§ GOAL: Write out the data below in full, unchanged, minus the images.

** START COLLECTED MATERIAL **

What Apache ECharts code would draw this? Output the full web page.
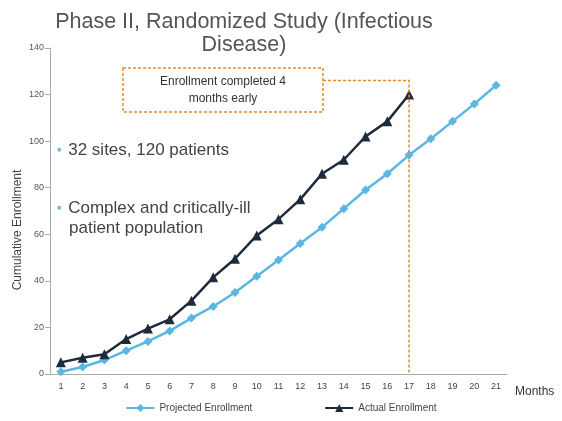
<!DOCTYPE html>
<html>
<head>
<meta charset="utf-8">
<script src="https://cdn.jsdelivr.net/npm/echarts@6/dist/echarts.min.js"></script>
<style>
	html, body { margin: 0; padding: 0; background: #fff; }
	#main { width: 562px; height: 421px; }
</style>
</head>
<body>
<div id="main"></div>
<script>
var months = ['1', '2', '3', '4', '5', '6', '7', '8', '9', '10', '11', '12', '13', '14', '15', '16', '17', '18', '19', '20', '21'];
var projected = [1, 3, 6, 10, 14, 18.5, 24, 29, 35, 42, 49, 56, 63, 71, 79, 86, 94, 101, 108.5, 116, 124];
var actual = [5, 7, 8.5, 15, 19.5, 23.5, 31.5, 41.5, 49.5, 59.5, 66.5, 75, 86, 92, 102, 108.5, 120];
var yTicks = { min: 0, max: 140, step: 20 };
var doneMonth = '17';
var doneLevel = 126; // height of the dotted guide from the note box

var chart = echarts.init(document.getElementById('main'));
var font = 'Liberation Sans, Arial, sans-serif';

var option = {
	backgroundColor: '#fff',
	animation: false,
	title: {
		text: 'Phase II, Randomized Study (Infectious\nDisease)',
		left: 239,
		top: 6,
		textAlign: 'center',
		textStyle: {
			fontFamily: font,
			fontSize: 21.5,
			fontWeight: 'normal',
			color: '#555',
			lineHeight: 23
		}
	},
	legend: {
		bottom: 3,
		left: 'center',
		itemGap: 72,
		itemWidth: 28,
		itemHeight: 10,
		textStyle: { fontFamily: font, fontSize: 10, color: '#444' },
		data: ['Projected Enrollment', 'Actual Enrollment']
	},
	grid: { left: 50, right: 55, top: 48, bottom: 47 },
	xAxis: {
		type: 'category',
		data: months,
		name: 'Months',
		nameLocation: 'end',
		nameGap: 8,
		nameTextStyle: { fontFamily: font, fontSize: 12, color: '#333', verticalAlign: 'top', padding: [12, 0, 0, 0] },
		axisLine: { lineStyle: { color: '#aaa' } },
		axisTick: { lineStyle: { color: '#aaa' } },
		axisLabel: { fontFamily: font, fontSize: 9, color: '#444', margin: 8 }
	},
	yAxis: {
		type: 'value',
		min: yTicks.min,
		max: yTicks.max,
		interval: yTicks.step,
		axisLine: { show: true, lineStyle: { color: '#aaa' } },
		axisTick: { show: true, lineStyle: { color: '#aaa' } },
		splitLine: { show: false },
		axisLabel: { fontFamily: font, fontSize: 9, color: '#555', margin: 6 }
	},
	series: [
		{
			name: 'Projected Enrollment',
			type: 'line',
			data: projected,
			symbol: 'diamond',
			symbolSize: 9,
			itemStyle: { color: '#5ab6e2' },
			lineStyle: { width: 2.5, color: '#5ab6e2' },
			z: 2
		},
		{
			name: 'Actual Enrollment',
			type: 'line',
			data: actual,
			symbol: 'triangle',
			symbolSize: 10,
			itemStyle: { color: '#1d2b3c' },
			lineStyle: { width: 2.5, color: '#1d2b3c' },
			z: 3
		}
	]
};

chart.setOption(option);

// note box, guide line, y axis title and bullet text
var guideTop = chart.convertToPixel({ gridIndex: 0 }, [doneMonth, doneLevel]);
var guideBottom = chart.convertToPixel({ gridIndex: 0 }, [doneMonth, 0]);
var dashColor = '#e58b2b';
var bulletRich = {
	b: { fontSize: 7, fill: '#6cbcd8', fontFamily: font, padding: [0, 7, 0, 0] },
	t: { fontSize: 17, fill: '#444', fontFamily: font, lineHeight: 22 }
};

function bulletLine(y, text) {
	return {
		type: 'text',
		silent: true,
		x: 57,
		y: y,
		style: { text: text, rich: bulletRich },
		z: 12
	};
}

chart.setOption({
	graphic: [
		{
			type: 'text',
			silent: true,
			x: 18,
			y: 230,
			rotation: Math.PI / 2,
			style: {
				text: 'Cumulative Enrollment',
				font: '12px ' + font,
				fill: '#444',
				align: 'center',
				verticalAlign: 'middle'
			}
		},
		{
			type: 'polyline',
			silent: true,
			shape: { points: [[323, guideTop[1]], [guideTop[0], guideTop[1]], [guideBottom[0], guideBottom[1]]] },
			style: { stroke: dashColor, lineWidth: 1.5, lineDash: [3, 2], fill: 'none' },
			z: 10
		},
		{
			type: 'rect',
			silent: true,
			shape: { x: 123, y: 68, width: 200, height: 44 },
			style: { stroke: dashColor, lineWidth: 1.5, lineDash: [3, 2], fill: '#fff' },
			z: 11
		},
		{
			type: 'text',
			silent: true,
			x: 223,
			y: 90,
			style: {
				text: 'Enrollment completed 4\nmonths early',
				font: '12px ' + font,
				fill: '#333',
				align: 'center',
				verticalAlign: 'middle',
				lineHeight: 17
			},
			z: 12
		},
		bulletLine(139, '{b|■}{t|32 sites, 120 patients}'),
		bulletLine(197, '{b|■}{t|Complex and critically-ill}'),
		{
			type: 'text',
			silent: true,
			x: 69,
			y: 220,
			style: { text: 'patient population', font: '17px ' + font, fill: '#444' },
			z: 12
		}
	]
});
</script>
</body>
</html>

** END COLLECTED MATERIAL **

§ SOLVED EXERCISE:
What Apache ECharts code would draw this? Output the full web page.
<!DOCTYPE html>
<html>
<head>
<meta charset="utf-8">
<script src="https://cdn.jsdelivr.net/npm/echarts@6/dist/echarts.min.js"></script>
<style>
	html, body { margin: 0; padding: 0; background: #fff; }
	#main { width: 562px; height: 421px; }
</style>
</head>
<body>
<div id="main"></div>
<script>
var months = ['1', '2', '3', '4', '5', '6', '7', '8', '9', '10', '11', '12', '13', '14', '15', '16', '17', '18', '19', '20', '21'];
var projected = [1, 3, 6, 10, 14, 18.5, 24, 29, 35, 42, 49, 56, 63, 71, 79, 86, 94, 101, 108.5, 116, 124];
var actual = [5, 7, 8.5, 15, 19.5, 23.5, 31.5, 41.5, 49.5, 59.5, 66.5, 75, 86, 92, 102, 108.5, 120];
var yTicks = { min: 0, max: 140, step: 20 };
var doneMonth = '17';
var doneLevel = 126; // height of the dotted guide from the note box

var chart = echarts.init(document.getElementById('main'));
var font = 'Liberation Sans, Arial, sans-serif';

var option = {
	backgroundColor: '#fff',
	animation: false,
	title: {
		text: 'Phase II, Randomized Study (Infectious\nDisease)',
		left: 239,
		top: 6,
		textAlign: 'center',
		textStyle: {
			fontFamily: font,
			fontSize: 21.5,
			fontWeight: 'normal',
			color: '#555',
			lineHeight: 23
		}
	},
	legend: {
		bottom: 3,
		left: 'center',
		itemGap: 72,
		itemWidth: 28,
		itemHeight: 10,
		textStyle: { fontFamily: font, fontSize: 10, color: '#444' },
		data: ['Projected Enrollment', 'Actual Enrollment']
	},
	grid: { left: 50, right: 55, top: 48, bottom: 47 },
	xAxis: {
		type: 'category',
		data: months,
		name: 'Months',
		nameLocation: 'end',
		nameGap: 8,
		nameTextStyle: { fontFamily: font, fontSize: 12, color: '#333', verticalAlign: 'top', padding: [12, 0, 0, 0] },
		axisLine: { lineStyle: { color: '#aaa' } },
		axisTick: { lineStyle: { color: '#aaa' } },
		axisLabel: { fontFamily: font, fontSize: 9, color: '#444', margin: 8 }
	},
	yAxis: {
		type: 'value',
		min: yTicks.min,
		max: yTicks.max,
		interval: yTicks.step,
		axisLine: { show: true, lineStyle: { color: '#aaa' } },
		axisTick: { show: true, lineStyle: { color: '#aaa' } },
		splitLine: { show: false },
		axisLabel: { fontFamily: font, fontSize: 9, color: '#555', margin: 6 }
	},
	series: [
		{
			name: 'Projected Enrollment',
			type: 'line',
			data: projected,
			symbol: 'diamond',
			symbolSize: 9,
			itemStyle: { color: '#5ab6e2' },
			lineStyle: { width: 2.5, color: '#5ab6e2' },
			z: 2
		},
		{
			name: 'Actual Enrollment',
			type: 'line',
			data: actual,
			symbol: 'triangle',
			symbolSize: 10,
			itemStyle: { color: '#1d2b3c' },
			lineStyle: { width: 2.5, color: '#1d2b3c' },
			z: 3
		}
	]
};

chart.setOption(option);

// note box, guide line, y axis title and bullet text
var guideTop = chart.convertToPixel({ gridIndex: 0 }, [doneMonth, doneLevel]);
var guideBottom = chart.convertToPixel({ gridIndex: 0 }, [doneMonth, 0]);
var dashColor = '#e58b2b';
var bulletRich = {
	b: { fontSize: 7, fill: '#6cbcd8', fontFamily: font, padding: [0, 7, 0, 0] },
	t: { fontSize: 17, fill: '#444', fontFamily: font, lineHeight: 22 }
};

function bulletLine(y, text) {
	return {
		type: 'text',
		silent: true,
		x: 57,
		y: y,
		style: { text: text, rich: bulletRich },
		z: 12
	};
}

chart.setOption({
	graphic: [
		{
			type: 'text',
			silent: true,
			x: 18,
			y: 230,
			rotation: Math.PI / 2,
			style: {
				text: 'Cumulative Enrollment',
				font: '12px ' + font,
				fill: '#444',
				align: 'center',
				verticalAlign: 'middle'
			}
		},
		{
			type: 'polyline',
			silent: true,
			shape: { points: [[323, guideTop[1]], [guideTop[0], guideTop[1]], [guideBottom[0], guideBottom[1]]] },
			style: { stroke: dashColor, lineWidth: 1.5, lineDash: [3, 2], fill: 'none' },
			z: 10
		},
		{
			type: 'rect',
			silent: true,
			shape: { x: 123, y: 68, width: 200, height: 44 },
			style: { stroke: dashColor, lineWidth: 1.5, lineDash: [3, 2], fill: '#fff' },
			z: 11
		},
		{
			type: 'text',
			silent: true,
			x: 223,
			y: 90,
			style: {
				text: 'Enrollment completed 4\nmonths early',
				font: '12px ' + font,
				fill: '#333',
				align: 'center',
				verticalAlign: 'middle',
				lineHeight: 17
			},
			z: 12
		},
		bulletLine(139, '{b|■}{t|32 sites, 120 patients}'),
		bulletLine(197, '{b|■}{t|Complex and critically-ill}'),
		{
			type: 'text',
			silent: true,
			x: 69,
			y: 220,
			style: { text: 'patient population', font: '17px ' + font, fill: '#444' },
			z: 12
		}
	]
});
</script>
</body>
</html>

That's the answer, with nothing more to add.